06/06/2026
Webb was not designed to photograph planets in our own solar system. Its primary mission is deep space, galaxies billions of light-years away, the earliest light in the universe. Jupiter sits practically next door. So when scientists pointed it at Jupiter anyway, the results genuinely surprised them.
The glowing blue haze surrounding the planet is an aurora, Jupiter's northern and southern auroral rings, captured in infrared light and mapped to blue in this colour-processed image. These auroras are hundreds of times more energetic than anything Earth produces. They are driven not just by solar wind but by Jupiter's own volcanic moon Io, which constantly spews sulphur dioxide into space. Some of that material gets caught in Jupiter's enormous magnetic field and slams into the upper atmosphere at both poles, producing permanent auroral rings that dwarf our entire planet.
The white oval near Jupiter's equator on the right side of the image is a storm. Not a small one. It is large enough to contain Earth inside it with room to spare. Jupiter has dozens of these long-lived oval storms at various latitudes, all rotating independently, some persisting for decades.
The thin dark lines crossing the planet horizontally are the edges of Jupiter's ring system.

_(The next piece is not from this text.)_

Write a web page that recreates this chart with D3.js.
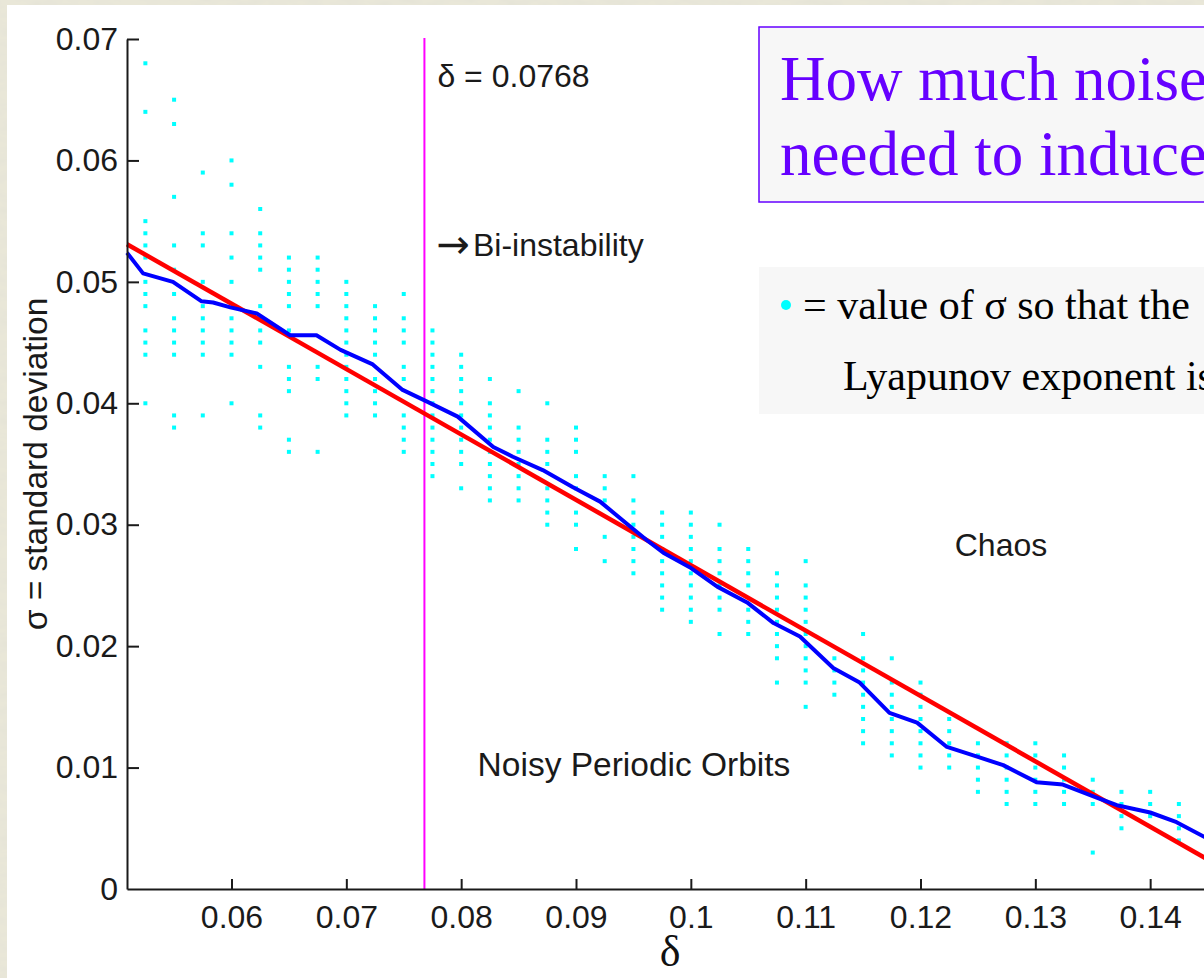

Jupiter has rings. Most people do not know this because they are made of dark dust rather than the bright ice of Saturn's rings, making them nearly invisible in optical light. Webb's infrared cameras picked them up clearly.
The small bright dots to Jupiter's left are two of its moons, Amalthea and Thebe, both small inner moons that were discovered much later than Jupiter's four large Galilean moons.
Jupiter is so large that it could contain all other planets in the solar system simultaneously, with volume to spare. It has 95 known moons. It generates more heat than it receives from the Sun.
Webb looked at our own solar system's giant as a calibration exercise. What it returned looked like nothing anyone had seen before.